Dans un rapport, la Cour des comptes constate que l’État ne se préoccupe pas suffisamment des gains de productivité obtenus lors de la numérisation des services publics. Elle recommande de procéder systématiquement à des études d'impact et de retour sur investissement de chaque projet de transformation numérique et de tirer parti de l'IA.
Depuis le début des années 2000, la numérisation des services publics a représenté un véritable levier pour réformer l’État. Elle a profité aux usagers, qui peuvent à présent effectuer leurs démarches de manière plus efficace grâce aux plateformes en ligne. Les agents de l’État ont également bénéficié de cette transition, en facilitant leur travail au quotidien. Mais comment l’arrivée de ces outils numériques se traduit-elle en termes de gains de productivité au sein des administrations ? La question est importante, dans un contexte où l’État doit lui aussi consentir à des efforts pour redresser les finances publiques. La Cour des comptes vient de publier un rapport pour faire le point sur ce sujet.
Le bilan est pour lui moins critique, puisque les magistrats considèrent que les gains de productivité liés au numérique ne sont pas une préoccupation mise en avant par les services de l’État. Il faut dire que les mesurer est complexe, car l’administration publique ne dispose pas de prix de marché pour ses services. Pourtant, depuis 2001, la LOLF (Loi organique relative aux lois de finances) a instauré une démarche de performance dans la manière de conduire les administrations. Mais les sages de la rue de Cambon notent que « moins de 2 % des indicateurs de la LOLF mettent en regard une production administrative et les moyens alloués. »
Créé en 2017, le Fonds de transformation de l’action publique (FTAP) a lui aussi fait des gains de productivité un critère central de décision de financement des projets. Sauf que là encore, il apparaît que « l’évaluation des gains en amont (réduction des effectifs, baisse des coûts de fonctionnement, augmentation des recettes) réalisée par la direction chargée de la maîtrise d’ouvrage apparaît souvent lacunaire ou théorique. » Depuis 2019, la Direction interministérielle du numérique (Dinum) a été créée pour accompagner et faire réussir les projets numériques de l’État, mais « les gains attendus, et notamment ceux de productivité, ne font presque jamais l’objet de constats ou de recommandations dans ces avis. »
Exploiter de nouveaux gisements de gains de productivité grâce à l’IA
Face à cette situation, la Cour des comptes préconise de procéder systématiquement à des études documentées d’impact et de retour sur investissement des grands projets numériques de l’État, puis d’assurer leur suivi en termes de qualité de service et d’économies attendues.
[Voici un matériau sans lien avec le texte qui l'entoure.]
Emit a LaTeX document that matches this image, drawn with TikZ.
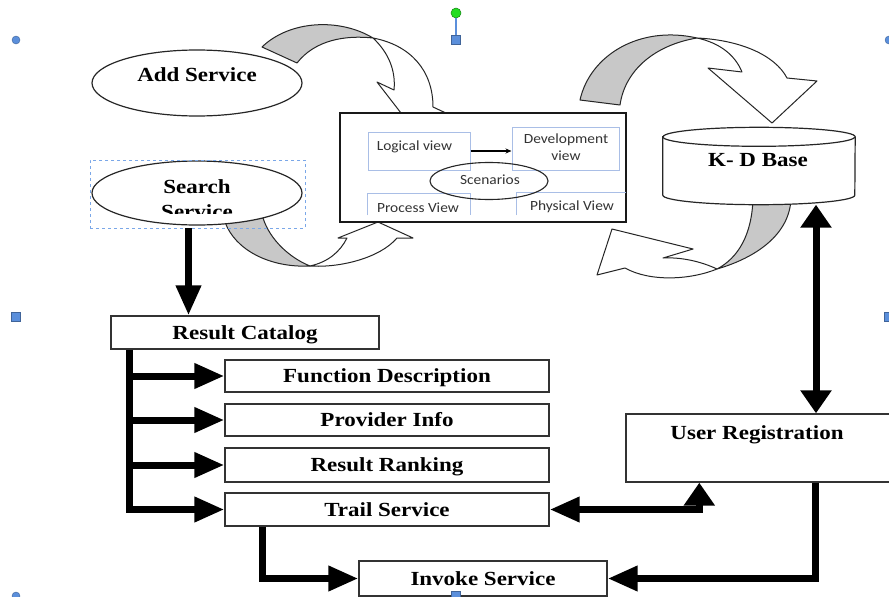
\documentclass[tikz,border=0pt]{standalone}
\usepackage{fontspec}
\setmainfont{Liberation Serif}[FakeStretch=1.15]
\newfontfamily\viewfont{Carlito}[FakeStretch=1.1]
\usetikzlibrary{shapes.geometric,arrows.meta}

\definecolor{ribbon}{HTML}{C8C8C8}
\definecolor{viewblue}{HTML}{A9BEE6}
\definecolor{selblue}{HTML}{7AA7E8}
\definecolor{hdl}{HTML}{5B8FDB}
\definecolor{rotgreen}{HTML}{22DD22}

\tikzset{
  lbl/.style={inner sep=0pt, text height=13.5pt, text depth=0pt, font=\fontsize{20}{22}\selectfont\bfseries},
  card/.style={draw=black!80, line width=1.4pt, fill=white, inner sep=0pt, text height=13.5pt, text depth=0pt, font=\fontsize{20}{22}\selectfont\bfseries},
  oval/.style={ellipse, draw=black!85, line width=1.2pt, fill=white, inner sep=0pt},
  vbox/.style={draw=viewblue, line width=1pt, inner sep=0pt},
  vtxt/.style={inner sep=0pt, align=center, font=\viewfont\fontsize{14}{17}\selectfont, text=black!80},
  cyl/.style={draw=black!85, line width=1.2pt, fill=white},
  back/.style={fill=ribbon, draw=black!85, line width=1pt, line join=round},
  front/.style={fill=white, draw=black!85, line width=1pt, line join=round},
  fat/.style={line width=7pt, -{Triangle[length=30pt,width=24pt]}},
  fatboth/.style={line width=7pt, <->, >={Triangle[length=23pt,width=30pt]}},
  dot/.style={circle, fill=hdl, draw=hdl!70!black, line width=0.4pt, minimum size=8pt, inner sep=0pt},
  knob/.style={rectangle, fill=hdl, draw=hdl!70!black, line width=0.4pt, minimum size=9pt, inner sep=0pt},
}

\begin{document}
\begin{tikzpicture}[x=1pt,y=-1pt]
\useasboundingbox (0,0) rectangle (889,597);
\fill[white] (0,0) rectangle (889,597);
\clip (0,0) rectangle (889,597);

\draw[back] (262,47) .. controls (290,20) and (340,18) .. (373,38) .. controls (345,35) and (315,40) .. (297,63) -- cycle;
\draw[front] (373,38) .. controls (410,45) and (433,70) .. (433,107) -- (448,114) -- (418,135) -- (377,82) -- (394,90) .. controls (396,70) and (388,52) .. (373,38) -- cycle;
\draw[back] (225,222) .. controls (235,250) and (270,268) .. (310,266) .. controls (290,258) and (270,240) .. (263,218) -- cycle;
\draw[front] (310,266) .. controls (340,268) and (380,258) .. (397,238) -- (413,238) -- (378,222) -- (338,238) -- (347,238) .. controls (340,252) and (328,262) .. (310,266) -- cycle;
\draw[back] (580,100) .. controls (590,55) and (640,25) .. (697,38) .. controls (655,45) and (625,70) .. (620,105) -- cycle;
\draw[front] (697,38) .. controls (740,40) and (775,55) .. (787,78) -- (817,81) -- (772,123) -- (708,68) -- (742,72) .. controls (735,55) and (720,43) .. (697,38) -- cycle;
\draw[back] (753,198) .. controls (752,235) and (738,258) .. (717,269) .. controls (755,258) and (790,235) .. (791,198) -- cycle;
\draw[front] (717,269) .. controls (700,261) and (680,257) .. (663,258) -- (693,249) -- (612,229) -- (597,275) -- (625,268) .. controls (650,282) and (690,280) .. (717,269) -- cycle;

\node[oval, minimum width=210pt, minimum height=66pt] (addsvc) at (197,83) {};
\node[lbl] (addtxt) at (197,75) {Add Service};
\node[oval, minimum width=210pt, minimum height=64pt] (srch) at (197,193) {};
\node[lbl] (srchtxt) at (197,186.5) {Search};
\begin{scope}
  \clip (120,150) rectangle (280,213);
  \node[lbl] (srchtxt2) at (197,211.5) {Service};
\end{scope}

\node[draw=black!90, line width=1.3pt, fill=white, minimum width=286pt, minimum height=109pt, inner sep=0pt] (arch) at (483,167.5) {};
\node[vbox, minimum width=102pt, minimum height=38pt] (logic) at (419,151) {};
\node[vtxt] (logictxt) at (414.5,147) {Logical view};
\node[vbox, minimum width=107pt, minimum height=43pt] (devel) at (565.5,148.5) {};
\node[vtxt] (develtxt) at (566,147.5) {Development\\view};
\draw[-{Stealth[length=6pt,width=5pt]}, line width=1.2pt] (logic.east) -- (logic.east -| devel.west);
\node[inner sep=0pt, minimum width=102pt, minimum height=21pt] (proc) at (419,204.5) {};
\draw[viewblue, line width=1pt] (proc.south west) -- (proc.north west) -- (proc.north east) -- (proc.south east);
\node[vtxt] (proctxt) at (418,208) {Process View};
\node[inner sep=0pt, minimum width=109pt, minimum height=22pt] (phys) at (571.5,204) {};
\draw[viewblue, line width=1pt] (phys.south west) -- (phys.north west) -- (phys.north east);
\node[vtxt] (phystxt) at (572,207) {Physical View};
\node[ellipse, draw=black!85, line width=1.1pt, minimum width=118pt, minimum height=37pt, inner sep=0pt] (scen) at (489,181) {};
\node[vtxt] (scentxt) at (490,180) {Scenarios};

\node[inner sep=0pt, minimum width=192pt, minimum height=77pt] (kdb) at (759,166) {};
\draw[cyl] ([yshift=-9.5pt]kdb.north west) -- ([yshift=9.5pt]kdb.south west) arc[start angle=180, end angle=360, x radius=96pt, y radius=9.5pt] -- ([yshift=-9.5pt]kdb.north east) arc[start angle=0, end angle=180, x radius=96pt, y radius=9.5pt] -- cycle;
\draw[cyl, fill=none] ([yshift=-9.5pt]kdb.north west) arc[start angle=180, end angle=360, x radius=96pt, y radius=9.5pt];
\node[lbl] (kdbtxt) at (758,160) {K- D Base};

\node[card, minimum width=268pt, minimum height=33pt] (rescat) at (245,332.5) {Result Catalog};
\node[card, minimum width=324pt, minimum height=32pt] (func) at (387,376) {Function Description};
\node[card, minimum width=324pt, minimum height=32pt] (prov) at (387,420) {Provider Info};
\node[card, minimum width=324pt, minimum height=34pt] (rank) at (387,465) {Result Ranking};
\node[card, minimum width=324pt, minimum height=33pt] (trail) at (387,509.5) {Trail Service};
\node[card, minimum width=248pt, minimum height=35pt] (invoke) at (483,578.5) {Invoke Service};
\node[card, minimum width=274pt, minimum height=68pt] (usrreg) at (763,448) {};
\node[lbl] (usrtxt) at (757,432.5) {User Registration};

\node[draw=selblue, dashed, line width=0.9pt, minimum width=215pt, minimum height=68pt, inner sep=0pt] (srchsel) at (197.5,194) {};

\draw[fat] ([xshift=-9pt]srchsel.south) -- ([xshift=-9pt]srchsel.south |- rescat.north);
\coordinate (trunk) at ([xshift=19pt]rescat.south west);
\draw[fat] (trunk) |- (trail.west);
\foreach \b in {func,prov,rank}
  \draw[fat] (trunk |- \b.west) -- (\b.west);
\draw[fat] ([xshift=38pt]trail.south west) |- (invoke.west);
\draw[{Triangle[length=30pt,width=24pt]}-{Triangle[length=23pt,width=30pt]}, line width=7pt] (trail.east) -| ([xshift=74pt]usrreg.south west);
\draw[fat] ([xshift=190pt]usrreg.south west) |- (invoke.east);
\draw[fatboth] ([xshift=57pt]kdb.south) -- ([xshift=57pt]kdb.south |- usrreg.north);

\node[dot] (hnw) at (16,40) {};
\node[dot] (hne) at (889,40) {};
\node[knob] (hw) at (16,317) {};
\node[knob] (he) at (889,317) {};
\node[dot] (hsw) at (16,596) {};
\node[knob] (hs) at (456,596) {};
\node[knob] (hn) at (456,40) {};
\node[circle, fill=rotgreen, draw=rotgreen!60!black, line width=0.5pt, minimum size=10pt, inner sep=0pt] (hrot) at (456,13) {};
\draw[hdl, line width=1.2pt] (hrot) -- (hn);
\end{tikzpicture}
\end{document}
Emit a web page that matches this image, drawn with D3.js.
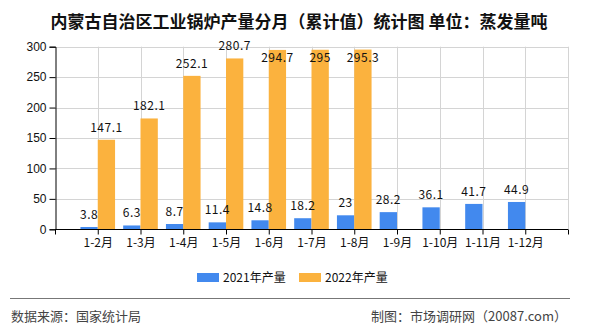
<!DOCTYPE html>
<html>
<head>
<meta charset="utf-8">
<script src="https://cdn.jsdelivr.net/npm/d3@7/dist/d3.min.js"></script>
<style>
  html, body { margin: 0; padding: 0; background: #fff; }
  svg text { font-family: "Noto Sans CJK SC", "Liberation Sans", sans-serif; }
</style>
</head>
<body>
<div id="chart"></div>
<script>
'use strict';

// data
var months = ['1-2月', '1-3月', '1-4月', '1-5月', '1-6月', '1-7月', '1-8月', '1-9月', '1-10月', '1-11月', '1-12月'];
var values2021 = [3.8, 6.3, 8.7, 11.4, 14.8, 18.2, 23, 28.2, 36.1, 41.7, 44.9];
var values2022 = [147.1, 182.1, 252.1, 280.7, 294.7, 295, 295.3];
var yTicks = [0, 50, 100, 150, 200, 250, 300];
var seriesNames = ['2021年产量', '2022年产量'];

var width = 590, height = 330;
var plot = { left: 55, right: 568, top: 46.7, bottom: 229.3 };
var colors = ['#4289ee', '#fbb23e'];

var svg = d3.select('#chart')
  .append('svg')
  .attr('width', width)
  .attr('height', height);

svg.append('text')
  .attr('x', 299)
  .attr('y', 28)
  .attr('text-anchor', 'middle')
  .attr('font-size', 17)
  .attr('font-weight', 'bold')
  .attr('fill', '#111')
  .text('内蒙古自治区工业锅炉产量分月（累计值）统计图 单位：蒸发量吨');

var x = d3.scalePoint()
  .domain(months)
  .range([plot.left, plot.right])
  .padding(1);

var y = d3.scaleLinear()
  .domain([0, 300])
  .range([plot.bottom, plot.top]);

var barW = x.step() * 0.405;

// horizontal grid
svg.append('g')
  .selectAll('line')
  .data(yTicks)
  .enter()
  .append('line')
  .attr('x1', plot.left)
  .attr('x2', plot.right)
  .attr('y1', function(d) { return Math.round(y(d)) + 0.5; })
  .attr('y2', function(d) { return Math.round(y(d)) + 0.5; })
  .attr('stroke', '#d4d4d4');

// vertical grid (category points + right edge)
var vx = months.map(function(m) { return x(m); }).concat([plot.right]);
svg.append('g')
  .selectAll('line')
  .data(vx)
  .enter()
  .append('line')
  .attr('x1', function(d) { return Math.round(d) + 0.5; })
  .attr('x2', function(d) { return Math.round(d) + 0.5; })
  .attr('y1', plot.top)
  .attr('y2', plot.bottom)
  .attr('stroke', '#d4d4d4');

// bars
var groups = [values2021, values2022];
groups.forEach(function(vals, s) {
  svg.append('g')
    .selectAll('rect')
    .data(vals)
    .enter()
    .append('rect')
    .attr('x', function(d, i) { return x(months[i]) - (s === 0 ? barW : 0); })
    .attr('y', function(d) { return y(d); })
    .attr('width', barW)
    .attr('height', function(d) { return plot.bottom - y(d); })
    .attr('fill', colors[s]);
});

// value labels
groups.forEach(function(vals, s) {
  svg.append('g')
    .selectAll('text')
    .data(vals)
    .enter()
    .append('text')
    .attr('x', function(d, i) { return x(months[i]) + (s === 0 ? -barW / 2 : barW / 2); })
    .attr('y', function(d) {
      var base = y(d) - 8;
      return base < 46 ? y(d) + 12 : base;   // flip inside when no room on top
    })
    .attr('text-anchor', 'middle')
    .attr('font-size', 12)
    .attr('letter-spacing', 0.5)
    .attr('fill', '#111')
    .text(function(d) { return d; });
});

// y axis
var yAxis = svg.append('g')
  .attr('transform', 'translate(' + (plot.left + 0.5) + ',0)')
  .call(d3.axisLeft(y).tickValues(yTicks).tickSize(6).tickPadding(3));
yAxis.select('.domain').attr('stroke', '#000');
yAxis.selectAll('.tick line').attr('stroke', '#000');
yAxis.selectAll('.tick text')
  .attr('font-size', 12)
  .attr('fill', '#111')
  .style('font-family', '"Liberation Sans", sans-serif');

// x axis
var xAxis = svg.append('g')
  .attr('transform', 'translate(0,' + (Math.round(plot.bottom) + 0.5) + ')')
  .call(d3.axisBottom(x).tickSize(5).tickPadding(4).tickSizeOuter(0));
xAxis.select('.domain')
  .attr('stroke', '#000')
  .attr('d', 'M' + plot.left + ',0H' + plot.right);
xAxis.selectAll('.tick line').attr('stroke', '#000');
xAxis.selectAll('.tick text')
  .attr('font-size', 12)
  .attr('fill', '#111');
[plot.left, plot.right].forEach(function(px) {
  xAxis.append('line')
    .attr('x1', px + 0.5).attr('x2', px + 0.5)
    .attr('y1', 0).attr('y2', 5)
    .attr('stroke', '#000');
});

// legend
var legend = svg.append('g');
var legendX = [197, 299];
seriesNames.forEach(function(name, i) {
  legend.append('rect')
    .attr('x', legendX[i])
    .attr('y', 273)
    .attr('width', 22)
    .attr('height', 9)
    .attr('fill', colors[i]);
  legend.append('text')
    .attr('x', legendX[i] + 26)
    .attr('y', 282)
    .attr('font-size', 12)
    .attr('fill', '#111')
    .text(name);
});

// footer
svg.append('line')
  .attr('x1', 10).attr('x2', 570)
  .attr('y1', 298.5).attr('y2', 298.5)
  .attr('stroke', '#777')
  .attr('stroke-width', 1);

svg.append('text')
  .attr('x', 11)
  .attr('y', 321)
  .attr('font-size', 13)
  .attr('fill', '#444')
  .text('数据来源：国家统计局');

svg.append('text')
  .attr('x', 567)
  .attr('y', 321)
  .attr('text-anchor', 'end')
  .attr('font-size', 13)
  .attr('fill', '#444')
  .text('制图：市场调研网（20087.com）');
</script>
</body>
</html>
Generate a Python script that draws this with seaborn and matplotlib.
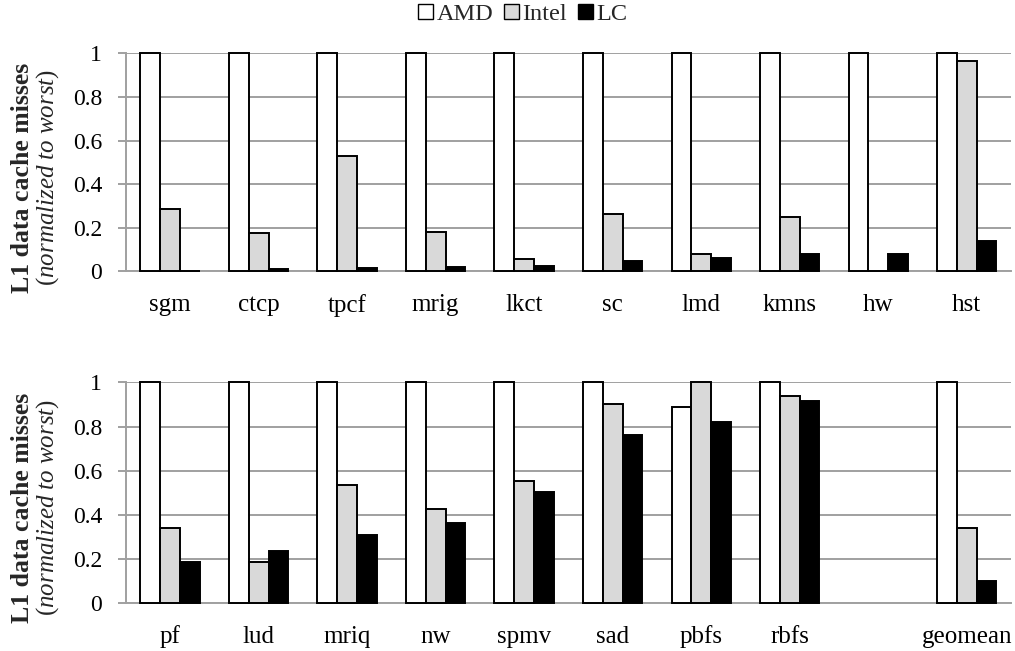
import matplotlib
matplotlib.use("Agg")
import matplotlib.pyplot as plt
import numpy as np
import pandas as pd
import seaborn as sns

# Benchmarks for each row of the figure
top_benchmarks = ["sgm", "ctcp", "tpcf", "mrig", "lkct", "sc", "lmd", "kmns", "hw", "hst"]
bottom_benchmarks = ["pf", "lud", "mriq", "nw", "spmv", "sad", "pbfs", "rbfs", "", "geomean"]

series_names = ["AMD", "Intel", "LC"]

# L1 data cache misses, normalized to the worst configuration
top_amd = [1.0, 1.0, 1.0, 1.0, 1.0, 1.0, 1.0, 1.0, 1.0, 1.0]
top_intel = [0.287, 0.176, 0.53, 0.183, 0.055, 0.264, 0.081, 0.252, 0.0, 0.963]
top_lc = [0.004, 0.011, 0.018, 0.021, 0.023, 0.046, 0.064, 0.079, 0.082, 0.14]

bottom_amd = [1.0, 1.0, 1.0, 1.0, 1.0, 1.0, 0.887, 1.0, np.nan, 1.0]
bottom_intel = [0.342, 0.185, 0.537, 0.428, 0.552, 0.90, 1.0, 0.937, np.nan, 0.341]
bottom_lc = [0.185, 0.238, 0.308, 0.363, 0.504, 0.76, 0.819, 0.916, np.nan, 0.102]

y_ticks = [0, 0.2, 0.4, 0.6, 0.8, 1]
y_tick_labels = ["0", "0.2", "0.4", "0.6", "0.8", "1"]

colors = {"AMD": "#ffffff", "Intel": "#d9d9d9", "LC": "#000000"}
grid_color = "#a0a0a0"

sns.set_theme(style="white")
plt.rcParams["font.family"] = ["Liberation Serif", "DejaVu Serif"]
plt.rcParams["mathtext.fontset"] = "custom"
plt.rcParams["mathtext.rm"] = "Liberation Serif"
plt.rcParams["mathtext.it"] = "Liberation Serif:italic"


def long_frame(names, amd, intel, lc):
    rows = []
    for name, a, i, l in zip(names, amd, intel, lc):
        rows.append((name, "AMD", a))
        rows.append((name, "Intel", i))
        rows.append((name, "LC", l))
    return pd.DataFrame(rows, columns=["benchmark", "config", "misses"])


fig = plt.figure(figsize=(10.15, 6.51), dpi=100)
ax_top = fig.add_axes([0.124, 0.583, 0.872, 0.335])
ax_bot = fig.add_axes([0.124, 0.0733, 0.872, 0.3394])

panels = [
    (ax_top, top_benchmarks, long_frame(top_benchmarks, top_amd, top_intel, top_lc)),
    (ax_bot, bottom_benchmarks, long_frame(bottom_benchmarks, bottom_amd, bottom_intel, bottom_lc)),
]

for ax, names, df in panels:
    sns.barplot(
        data=df, x="benchmark", y="misses", hue="config",
        order=names, hue_order=series_names, palette=colors,
        width=0.67, gap=0, edgecolor="black", linewidth=1.4,
        legend=False, ax=ax, zorder=3,
    )
    for p in ax.patches:
        p.set_clip_on(False)
    ax.set_ylim(0, 1)
    ax.set_xlim(-0.5, len(names) - 0.5)
    ax.set_yticks(y_ticks)
    ax.set_yticklabels(y_tick_labels)
    ax.set_xlabel("")
    ax.set_ylabel("")
    ax.yaxis.grid(True, color=grid_color, linewidth=1.4, zorder=0)
    ax.set_axisbelow(True)
    for side in ["top", "right"]:
        ax.spines[side].set_visible(False)
    for side in ["left", "bottom"]:
        ax.spines[side].set_color(grid_color)
        ax.spines[side].set_linewidth(1.4)
    # category boundaries carry the tick marks, labels sit at the centers
    ax.set_xticks(np.arange(-0.5, len(names), 1.0), minor=True)
    ax.tick_params(axis="x", which="major", length=0, pad=16, labelsize=18, colors="black")
    ax.tick_params(axis="x", which="minor", length=6, width=1.4, color=grid_color, direction="out")
    ax.tick_params(axis="y", which="major", length=6, width=1.4, color=grid_color,
                   direction="out", labelsize=17, labelcolor="black", pad=11, left=True)

# rotated two-line y labels
for ax in (ax_top, ax_bot):
    pos = ax.get_position()
    yc = (pos.y0 + pos.y1) / 2 - 0.023
    fig.text(0.022, yc, "L1 data cache misses", rotation=90, ha="center", va="center",
             fontsize=18.5, fontweight="bold")
    fig.text(0.047, yc, "(" + r"$\it{normalized\ to\ worst}$" + ")", rotation=90,
             ha="center", va="center", fontsize=18)

handles = [plt.Rectangle((0, 0), 1, 1, facecolor=colors[s], edgecolor="black", linewidth=1.0)
           for s in series_names]
fig.legend(handles, series_names, loc="center", bbox_to_anchor=(0.515, 0.978), ncol=3,
           frameon=False, fontsize=17.5, handlelength=0.6, handleheight=0.6,
           handletextpad=0.15, columnspacing=0.45, borderaxespad=0)

fig.savefig("out.png", dpi=100)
Pour cela, elle conseille de disposer d’indicateurs analytiques suffisamment précis pour identifier les gains de productivité. Dès la phase de cadrage des projets numériques, les magistrats proposent de renforcer la procédure existante d’avis conforme pilotée par la Dinum afin d’intégrer des enjeux de méthodologie et de productivité.
Les Sages de la rue de Cambon recommandent aussi de « tirer parti de l’intelligence artificielle pour exploiter de nouveaux gisements de gains de productivité. » Le rapport cite de nombreuses tâches que peut potentiellement effectuer cette nouvelle technologie : résumer et synthétiser des informations, aider à la décision sur la définition de politiques publiques, améliorer la qualité et l’efficience des services, générer des contenus, apporter assistance et support aux usagers (chatbot), et enfin optimiser les développements logiciels dans les projets numériques de l’État.
Un exemple réussi de gains de productivité obtenus suite au déploiement d’une IA au sein de la Direction générale des finances publiques (DGFiP) est d’ailleurs cité dans le document. L’objectif initial était de repérer les dépenses de l’État présentant des risques d’irrégularité. Un traitement automatisé de l’analyse prédictive (TAAP) a donc été mis en place et cible de manière automatique les factures qui seront contrôlées par les agents comptables. Trois ans après son arrivée, ce nouvel outil a permis de réduire le nombre de contrôles de 32 % tout en multipliant par 5 le taux d’erreur détecté. « Le logiciel est donc un auxiliaire performant des services comptables », analysent les magistrats.